Automatic derivative-free optimization of chemical process simulations using surrogate models

The recent advances in the field of machine learning (ML) indicate the importance of implementing this powerful set of mathematical tools to engineering. One of the tasks in which ML can be employed is the optimization of chemical processes. This work is built upon Tiresias, the software developed by the SuPER Team of Politecnico di Milano, for the automatic training of surrogate models of chemical processes through Aspen HYSYS simulations or real plant data from sensors. Tiresias includes all the steps to build surrogate models of the chemical processes: the Design of experiments (DOE), the pre-processing of data, the training and the selection of the bests model through a metric calculated from cross-validated data. The main contributions of this work are the implementation of a space-filling sequential DOE strategy, after having understood that adaptive sampling based on exploitation is not feasible, and the introduction of an optimization framework through a derivative-free optimization algorithm, MADS, provided by the free software NOMAD, which addresses one of the main limitations of Tiresias in its current form: it did not have features that allowed the application of the trained surrogate models to real-world cases. Now the possibility of optimizing the cost of the utilities of a process contributes to the future versions of Tiresias being closer to an industrial application. Other improvements to Tiresias have been added, such as the ability to test the models on unseen data. The results on four case studies indicate, from the side of sequential sampling, that this strategy does not bring any benefit in terms of computational savings, which should have been one of its advantages, and tends to overfit the models. The optimizer instead works as intended as long as the models are accurate, which confirms the potential of this tool for the optimization of processes even when the Optimizer of Aspen HYSYS does not converge easily, with the advantage of being able to optimize for the mass fractions of the streams, while the Optimizer of HYSYS does not allow it, and being easy to use.

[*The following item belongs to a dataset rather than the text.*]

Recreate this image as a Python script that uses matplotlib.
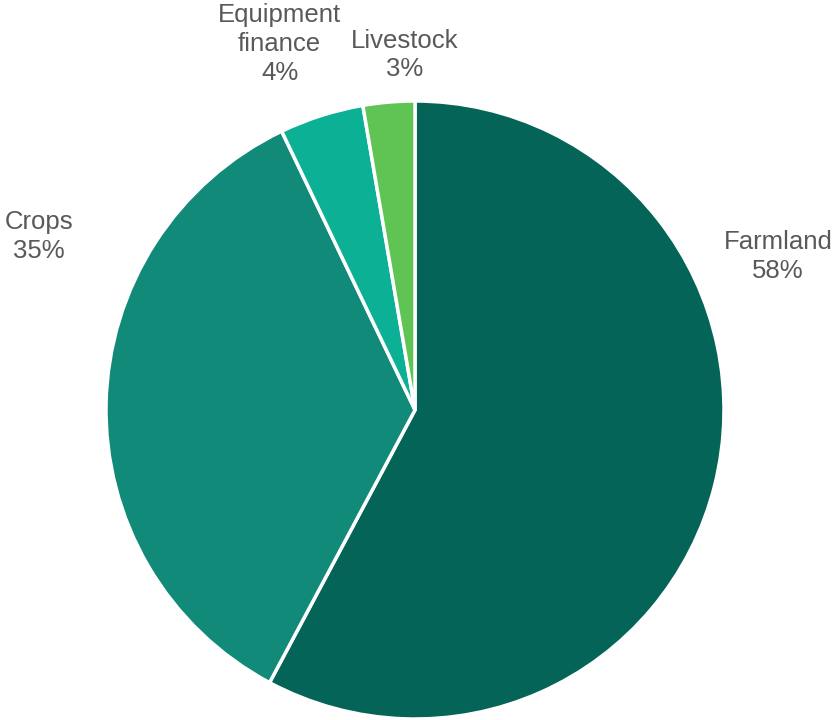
import numpy as np
import matplotlib.pyplot as plt

plt.rcParams['font.family'] = ['Liberation Sans', 'DejaVu Sans']

categories = ["Farmland", "Crops", "Equipment\nfinance", "Livestock"]
shares = [57.8, 35.1, 4.4, 2.7]
pct_labels = ["58%", "35%", "4%", "3%"]
colors = ["#036457", "#118a79", "#0bb095", "#5fc453"]
# label anchor points in axis units (radius = 1)
label_pos = [(1.175, 0.497), (-1.218, 0.562), (-0.438, 1.185), (-0.032, 1.149)]

fig = plt.figure(figsize=(8.37, 7.2), dpi=100)
cx, cy, r = 415, 410, 309
ax = fig.add_axes([(cx - r) / 837, (720 - cy - r) / 720, 2 * r / 837, 2 * r / 720])

ax.pie(shares, colors=colors, startangle=90, counterclock=False, radius=1,
       wedgeprops=dict(edgecolor="white", linewidth=2.5))

for name, pct, (x, y) in zip(categories, pct_labels, label_pos):
    ax.text(x, y, name + "\n" + pct, ha="center", va="center",
            fontsize=18.5, color="#595959", linespacing=1.25)

ax.set_xlim(-1, 1)
ax.set_ylim(-1, 1)
ax.set_aspect("equal")
ax.axis("off")

fig.savefig("out.png", dpi=100)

I recenti progressi nel campo del machine learning (ML) evidenziano l'importanza di implementare questi potenti strumenti matematici all'ingegneria. Una delle attività in cui il ML può essere impiegato è l'ottimizzazione dei processi chimici. Questo lavoro di tesi si basa su Tiresias, il software sviluppato dal SuPER Team del Politecnico di Milano per il training automatico di modelli surrogati di processi chimici attraverso simulazioni di Aspen HYSYS o dati reali provenienti da sensori. Tiresias include tutti i gli step per costruire modelli surrogati dei processi chimici: il Design of experiments (DOE), il pre-processing dei dati, il training e la selezione dei migliori modelli attraverso una metrica calcolata dalla cross-validation. I principali contributi di questa tesi sono l'implementazione di una strategia sequenziale di DOE space-filling, dopo aver compreso l'impossibilità di implementare il sampling adattivo basato sull' exploitation, e l'introduzione di un framework di ottimizzazione attraverso un algoritmo di derivative-free optimization, MADS, fornito dal software libero NOMAD, che rimedia ad una delle principali limitazioni di Tiresias nella sua forma attuale: l'assenza di funzionalità che permettessero l'applicazione dei modelli surrogati a casi reali. Ora la possibilità di ottimizzare i costi operativi di un processo contribuisce a rendere le future versioni di Tiresias più vicine ad un'applicazione industriale. A Tiresias sono state introdotte anche altre funzionalità, come la capacità di testare i modelli su dati non presenti nel training set. I risultati su quattro casi studio indicano che, dal lato del sampling sequenziale, questa strategia non apporta alcun beneficio in termini di risparmio computazionale, che avrebbe dovuto essere uno dei suoi vantaggi, e tende a favorire l'overfitting dei modelli. L'ottimizzatore, invece, funziona come previsto, se i modelli sono accurati, il che conferma il potenziale di questo strumento per l'ottimizzazione anche quando l'Optimizer di Aspen HYSYS non converge facilmente, con il vantaggio di poter ottimizzare le frazioni massiche dei flussi, mentre HYSYS non lo consente, e di essere facile da usare.